My progress through GR is actually not happening right now. I put it down. Which means, I gave up. I will go back though, because there is much more than the above to find from it. I enjoy the humour, the irony and the farce a lot in Pynchon. I enjoyed the cynicism of “Lot 49″. I don’t want to get bogged down in it though. I don’t think, like Leems, you are meant to “love” this about Pynchon. If you’re going to read GR as if it’s telling you to “fuck off” and love it for that then you come accross a bit masochistic. I don’t even think love-hate is really appropriate for reading Pynchon either. It’s more like, you have to try and accept it for what it is and for the opinion of it. You have to be willing to accept the scary perspective that we are not in control, that this is it and that the world is pretty fucked up and perverse. But that’s just Pynchon. I like my own perspective, I like reacting against what appears at first to be an extremely negative opinion of the general perseption of things.
There is, though, a celebratory almost carnival quality to Pynchon as well. If you can roll with the punches and come out laughing reading it isn’t so bad.
Edit 13:37: Catharsis. Isn’t it? That’s what I am going at. What am I on about GR being a masochistic condescending self punishment? Read it and we will all be liberated from the shackles of normality, The Man… it’s therapy, really.
Hey Not,
Firstly, thanks for the quote.
I didn’t quite mean that anyone was “meant” to love anything about Pynchon. Gravity’s Rainbow was put out there for people to make whatever sense they can (can manage to, can bear to, etc.) out of it. This is just the sense that I’m making, what I love about it: I didn’t feel like I understood his “point” until I stopped searching for one.
I also didn’t so much feel like the “fuck you” is aimed at life, but more the reader whose expectations are shaped by a publishing industry that, on the whole, produces titillating yet inoffensive, unchallenging work with neat little beginnings, middles, ends. (For example – You can’t have one of the main characters from the beginning disappear for 500 pages with no explanation and then just drop him into the action again whenever you feel like it! But, actually, you can.)
Also, don’t give up on it! Don’t know if this’ll help you, but after the first 200 or so pages I actually took to reading it section by section, going over each section twice before moving on.

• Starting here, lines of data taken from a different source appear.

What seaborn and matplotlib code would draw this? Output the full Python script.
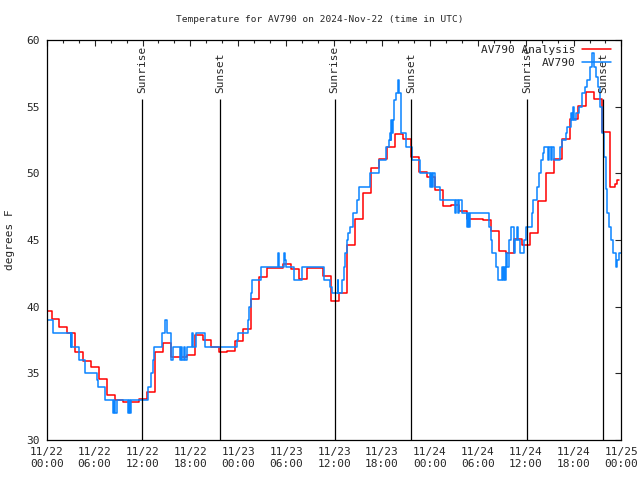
import matplotlib
matplotlib.use("Agg")
import matplotlib.pyplot as plt
import matplotlib.dates as mdates
import pandas as pd
import seaborn as sns

START = pd.Timestamp("2024-11-22 00:00")
END = pd.Timestamp("2024-11-25 00:00")

# hourly analysis, each value holds from hh:36 to the next hh:36
analysis_first = "2024-11-21 23:36"
analysis_temps = [
    39.65, 39.1, 38.5, 38.0, 36.6, 35.95, 35.45, 34.6, 33.4, 33.0, 32.85, 32.85,
    33.05, 33.6, 36.6, 37.25, 36.2, 36.2, 36.4, 37.9, 37.5, 36.95, 36.6, 36.7,
    37.4, 38.3, 40.55, 42.2, 42.9, 42.9, 43.2, 42.8, 42.05, 42.9, 42.9, 42.3,
    40.45, 41.0, 44.6, 46.55, 48.55, 50.4, 51.05, 52.0, 52.95, 52.6, 51.2, 50.1,
    49.7, 48.75, 47.55, 47.6, 47.2, 46.6, 46.6, 46.5, 45.7, 44.2, 44.0, 45.05,
    44.6, 45.55, 47.9, 50.05, 51.05, 52.55, 54.05, 55.05, 56.1, 55.6, 53.1, 49.0,
]
analysis_tail_times = ["2024-11-24 23:15", "2024-11-24 23:30", "2024-11-24 23:42"]
analysis_tail_temps = [49.2, 49.5, 49.5]

# observations: hours after 11/22 00:00 where the reading changes
obs_hours = [
    0.0, 0.8, 3.0, 3.1, 3.15, 4.05, 4.85, 6.3, 6.45, 7.3, 8.3, 8.45, 8.5, 8.75,
    10.2, 10.35, 10.45, 10.55, 12.72, 13.05, 13.35, 13.47, 14.39, 14.81, 15.1,
    15.56, 15.86, 16.69, 16.86, 16.99, 17.2, 17.3, 17.53, 18.16, 18.28, 18.7,
    19.83, 23.8, 24.0, 25.2, 25.4, 25.55, 25.75, 26.85, 28.95, 29.05, 29.75,
    29.85, 29.95, 31.0, 31.96, 34.68, 35.5, 35.72, 36.43, 36.55, 36.98, 37.2,
    37.4, 37.6, 37.8, 38.0, 38.4, 38.9, 39.1, 40.5, 41.6, 42.5, 42.9, 43.0,
    43.1, 43.15, 43.3, 43.35, 43.5, 43.75, 44.0, 44.15, 44.35, 45.05, 45.8,
    46.75, 48.05, 48.15, 48.25, 48.4, 48.6, 49.3, 51.1, 51.3, 51.5, 51.6, 52.0,
    52.65, 52.8, 52.9, 53.08, 55.38, 55.6, 55.8, 56.3, 56.55, 57.0, 57.1, 57.3,
    57.4, 57.6, 57.7, 57.9, 58.2, 58.5, 58.7, 58.9, 59.0, 59.35, 59.85, 60.1,
    60.8, 60.94, 61.44, 61.65, 61.94, 62.2, 62.36, 62.8, 62.9, 63.2, 63.3,
    63.53, 64.29, 64.58, 65.0, 65.2, 65.63, 65.8, 65.9, 66.04, 66.3, 66.67,
    67.09, 67.38, 67.72, 68.05, 68.35, 68.55, 68.81, 69.06, 69.31, 69.56,
    69.81, 70.02, 70.23, 70.44, 70.73, 70.98, 71.27, 71.48, 71.7, 71.95,
]
obs_temps = [
    39, 38, 37, 38, 37, 36, 35, 34.5, 34, 33, 32, 33, 32, 33,
    32, 33, 32, 33, 34, 35, 36, 37, 38, 39, 38,
    36, 37, 36, 37, 36, 37, 36, 37, 38, 37, 38,
    37, 37.5, 38, 39, 40, 41, 42, 43, 44, 43, 44,
    43.5, 43, 42, 43, 42, 41.5, 41, 42, 41, 42, 43,
    44, 45, 45.5, 46, 47, 48, 49, 50, 51, 52, 52.5, 53,
    52.5, 54, 53, 54, 55.5, 56, 57, 56, 53, 52, 51,
    50, 49, 50, 49, 50, 49, 48, 47, 48, 47, 48, 47,
    46, 47, 46, 47, 46, 45, 44, 43, 42, 43, 42, 43,
    42, 44, 43, 45, 46, 44, 45, 46, 45, 44, 45, 46,
    47, 48, 49, 50, 51, 51.5, 52, 51, 52, 51, 52,
    51, 52, 52.5, 53, 53.5, 54.5, 54, 55, 54, 54.5, 55,
    56, 56.5, 57, 58, 59, 58, 57.2, 56.5, 55, 53,
    51.2, 48.8, 47, 46, 45, 44, 43, 43.5, 44, 44,
]

sunrise_times = ["2024-11-22 11:59", "2024-11-23 12:05", "2024-11-24 12:09"]
sunset_times = ["2024-11-22 21:46", "2024-11-23 21:41", "2024-11-24 21:45"]

analysis = pd.DataFrame({
    "time": list(pd.date_range(analysis_first, periods=len(analysis_temps), freq="h"))
    + list(pd.to_datetime(analysis_tail_times)),
    "temp": analysis_temps + analysis_tail_temps,
})
obs = pd.DataFrame({
    "time": START + pd.to_timedelta(obs_hours, unit="h"),
    "temp": obs_temps,
})

sns.set_style("white")
plt.rcParams["font.family"] = ["DejaVu Sans Mono"]
plt.rcParams["font.size"] = 8

fig = plt.figure(figsize=(6.4, 4.8), dpi=100)
ax = fig.add_axes([0.073, 0.0833, 0.898, 0.8334])

sns.lineplot(data=analysis, x="time", y="temp", drawstyle="steps-post",
             color="#ff0000", lw=1.1, estimator=None, label="AV790 Analysis", ax=ax)
sns.lineplot(data=obs, x="time", y="temp", drawstyle="steps-post",
             color="#0a84ff", lw=1.1, estimator=None, label="AV790", ax=ax)

for name, times in [("Sunrise", sunrise_times), ("Sunset", sunset_times)]:
    for t in pd.to_datetime(times):
        ax.vlines(t, 30, 55.6, color="black", lw=0.9)
        ax.text(t, 56.0, name, rotation=90, ha="center", va="bottom", fontsize=8)

ax.set_xlim(START, END)
ax.set_ylim(30, 60)
ax.set_yticks(range(30, 61, 5))
ax.xaxis.set_major_locator(mdates.HourLocator(byhour=[0, 6, 12, 18]))
ax.xaxis.set_minor_locator(mdates.HourLocator(byhour=range(0, 24, 2)))
ax.xaxis.set_major_formatter(mdates.DateFormatter("%m/%d\n%H:%M"))
ax.tick_params(which="both", direction="in", top=True, right=True, width=0.8)
ax.tick_params(which="major", length=4, pad=5)
ax.tick_params(which="minor", length=2.2)
for s in ax.spines.values():
    s.set_linewidth(0.9)
    s.set_color("black")

ax.set_xlabel("")
ax.set_ylabel("degrees F", labelpad=8)
fig.text(0.5, 1 - 19 / 480, "Temperature for AV790 on 2024-Nov-22 (time in UTC)",
         ha="center", va="center", fontsize=6.8)

ax.legend(loc="upper right", bbox_to_anchor=(0.99, 1.0), frameon=False,
          markerfirst=False, handlelength=2.6, handletextpad=0.6,
          labelspacing=0.3, borderaxespad=0.05, fontsize=8)

fig.savefig("out.png", dpi=100)
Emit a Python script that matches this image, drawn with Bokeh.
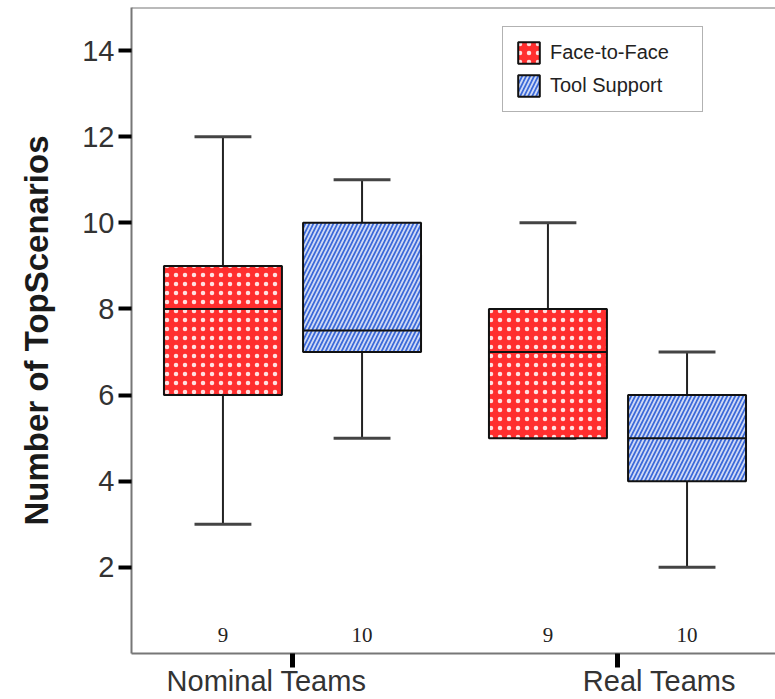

Oh and secondly, thanks for launching one of the few truly intelligent, practical discussions of the book I’ve found so far.
- J
Hi Leems! Thanks for commenting on my ramble
I definately agree with you about the criticism being aimed at readers who have had certain expectations shaped by publishing industry and such like.
For me I experience GR on such polar levels. On the one hand it infuriates the hell out of me, and that makes me even angrier because then I know the novel has succeeded in identifying that very same type of reader in me. I don’t necessarily want to be the reader who expects coherence and a sense of order.
Alternatively, when you read it and start to tune in to the humour and wit of it, it’s really uplifting in a way that makes you want to open a window and share the joke with a stranger.
We are studying this alongside Melville’s Moby Dick next year but I really wanted to get a head start. It’s not something you can start the night, or even weekend, before class so I will definately try your method of reading it.